If that is true, why is the word "public" in front of the word "prosecutor"?

I ask because I have read this:

The Conviction Factory, The Collapse of America's Criminal Courts, by Roger Roots
Page 40
Private Prosecutors
"For decades before and after the Revolution, the adjudication of criminals in America was governed primarily by the rule of private prosecution: (1) victims of serious crimes approached a community grand jury, (2) the grand jury investigated the matter and issued an indictment only if it concluded that a crime should be charged, and (3) the victim himself or his representative (generally an attorney but sometimes a state attorney general) prosecuted the defendant before a petit jury of twelve men. Criminal actions were only a step away from civil actions - the only material difference being that criminal claims ostensibly involved an interest of the public at large as well as the victim. Private prosecutors acted under authority of the people and in the name of the state - but for their own vindication. The very term "prosecutor" meant criminal plaintiff and implied a private person. A government prosecutor was referred to as an attorney general and was a rare phenomenon in criminal cases at the time of the nation's founding. When a private individual prosecuted an action in the name of the state, the attorney general was required to allow the prosecutor to use his name - even if the attorney general himself did not approve of the action.
Private prosecution meant that criminal cases were for the most part limited by the need of crime victims for vindication. Crime victims held the keys to a potential defendant's fate and often negotiated the settlement of criminal cases. After a case was initiated in the name of the people, however, private prosecutors were prohibited from withdrawing the action pursuant to private agreement with the defendant. Court intervention was occasionally required to compel injured crime victims to appear against offenders in court and "not to make bargains to allow [defendants] to escape conviction, if they...repair the injury."

Page 42
Law Enforcement as a Universal Duty
"Law enforcement in the Founders' time was a duty of every citizen. Citizens were expected to be armed and equipped to chase suspects on foot, on horse, or with wagon whenever summoned. And when called upon to enforce the laws of the state, citizens were to respond "not faintly and with lagging steps, but honestly and bravely and with whatever implements and facilities [were] convenient and at hand. Any person could act in the capacity of a constable without being one, and when summoned by a law enforcement officer, a private person became a temporary member of the police department. The law also presumed that any person acting in his public capacity as an officer was rightfully appointed."

So...

The term "public prosecutor" means what exactly?
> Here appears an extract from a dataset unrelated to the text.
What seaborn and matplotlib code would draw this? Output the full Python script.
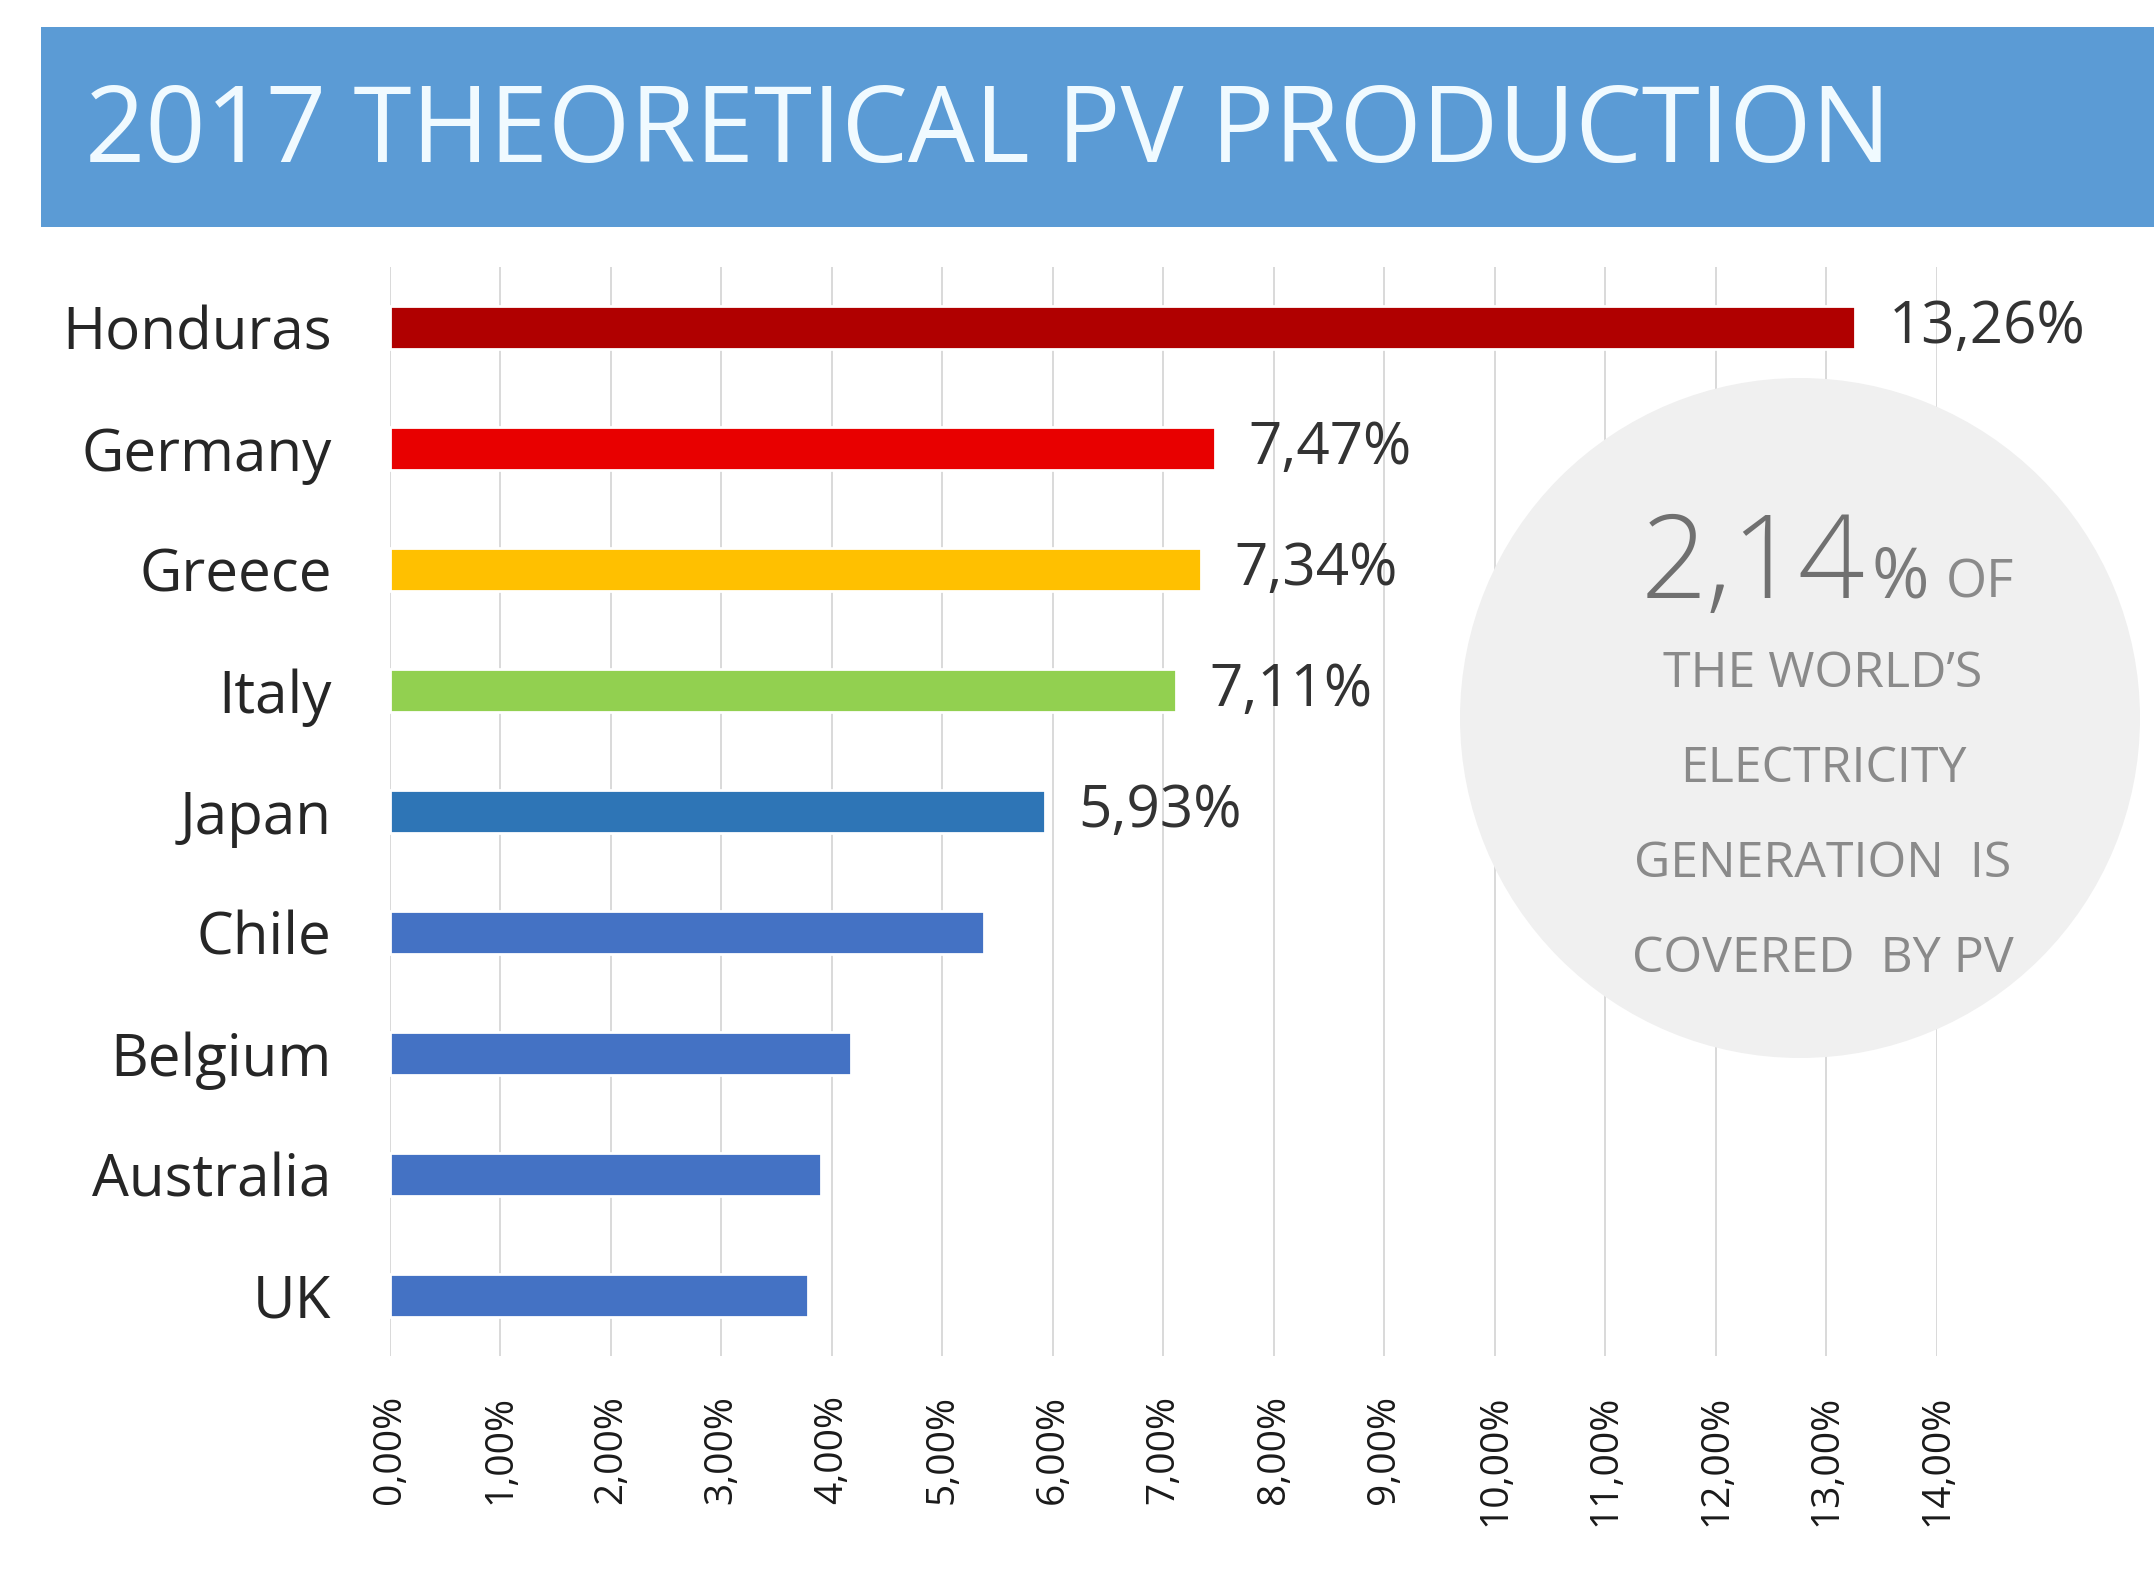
#!/usr/bin/env python
# -*- coding: utf-8 -*-

"""2017 theoretical PV production, share of electricity per country."""

import matplotlib.pyplot as plt
import seaborn as sns
from matplotlib.patches import Rectangle, Ellipse

# %% Data.

countries = ["Honduras", "Germany", "Greece", "Italy", "Japan",
             "Chile", "Belgium", "Australia", "UK"]
pv_share = [13.26, 7.47, 7.34, 7.11, 5.93, 5.38, 4.17, 3.90, 3.78]
value_labels = ["13,26%", "7,47%", "7,34%", "7,11%", "5,93%", "", "", "", ""]
bar_colors = ["#B00000", "#E80000", "#FFC000", "#92D050", "#2E75B6",
              "#4472C4", "#4472C4", "#4472C4", "#4472C4"]
xticks = list(range(0, 15))
xtick_labels = [f"{t},00%" for t in xticks]

world_share = "2,14"
circle_lines = ["THE WORLD\u2019S", "ELECTRICITY", "GENERATION  IS", "COVERED  BY PV"]

# %% Plot.

sns.set_theme(style="white")
plt.rcParams["font.family"] = ["Open Sans", "DejaVu Sans"]

W, H = 2154, 1574
fig = plt.figure(figsize=(W / 200, H / 200), dpi=200)
ax = fig.add_axes([390 / W, 1 - 1356 / H, (1937 - 390) / W, (1356 - 267) / H])

sns.barplot(x=pv_share, y=countries, hue=countries, palette=bar_colors,
            legend=False, orient="h", width=0.35, saturation=1, ax=ax, zorder=3)

for container, lab in zip(ax.containers, value_labels):
    ax.bar_label(container, labels=[lab], padding=12, fontsize=21, color="#333333")

ax.set_xlim(0, 14)
ax.set_xticks(xticks)
ax.set_xticklabels(xtick_labels)
ax.xaxis.grid(True, color="#D9D9D9", linewidth=0.7)
ax.yaxis.grid(False)
ax.set_axisbelow(True)
ax.tick_params(axis="x", length=0, pad=14, labelrotation=90, labelsize=14, labelcolor="#1A1A1A")
ax.tick_params(axis="y", length=0, pad=21, labelsize=21, labelcolor="#262626")
ax.set_xlabel("")
ax.set_ylabel("")
sns.despine(ax=ax, left=True, bottom=True)

# grey disc with the world figure
disc = Ellipse((1800 / W, 1 - 718 / H), 680 / W, 680 / H, transform=fig.transFigure,
               facecolor="#F0F0F0", edgecolor="none", clip_on=False, zorder=2)
ax.add_patch(disc)

base_y = 1 - 598 / H
t_big = fig.text(1641 / W, base_y, world_share, fontsize=42, color="#707070",
                 va="baseline", fontweight="light")
t_pct = ax.annotate("%", xy=(1, base_y), xycoords=(t_big, "figure fraction"),
                    fontsize=25, color="#7A7A7A", va="baseline", ha="left",
                    xytext=(2, 0), textcoords="offset points")
ax.annotate("OF", xy=(1, base_y), xycoords=(t_pct, "figure fraction"),
            fontsize=19, color="#8A8A8A", va="baseline", ha="left",
            xytext=(6, 0), textcoords="offset points")
for i, line in enumerate(circle_lines):
    fig.text(1823 / W, 1 - (674 + 95 * i) / H, line, fontsize=18, color="#8A8A8A",
             ha="center", va="center")

# title banner
fig.add_artist(Rectangle((41 / W, 1 - 227 / H), 1 - 41 / W, 200 / H,
                         transform=fig.transFigure, facecolor="#5B9BD5", edgecolor="none"))
fig.text(85 / W, 1 - 162 / H, "2017 THEORETICAL PV PRODUCTION", fontsize=38,
         color="#F0FAFF", ha="left", va="baseline")

fig.savefig("out.png", dpi=200, facecolor="white")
Does it mean that only someone special has the power to defend innocent people with a demand to try a criminal case involving an accused (but not yet tried by jury) individual accused of intending to or harming an innocent victim?

Or...

Anyone has the lawful power to help defend innocent people as a public service provider known as a prosecutor, therefore The Law places everyone on a legal equal footing, and no one is disenfranchised so as create two groups within the body of the whole people: Those with lawful power, and those who do not have lawful power, to prosecute suspects, suspected of harming innocent people, so as to defend and serve the innocent victims targeted by criminals, especially criminals claiming to be protecting and serving the whole people as one.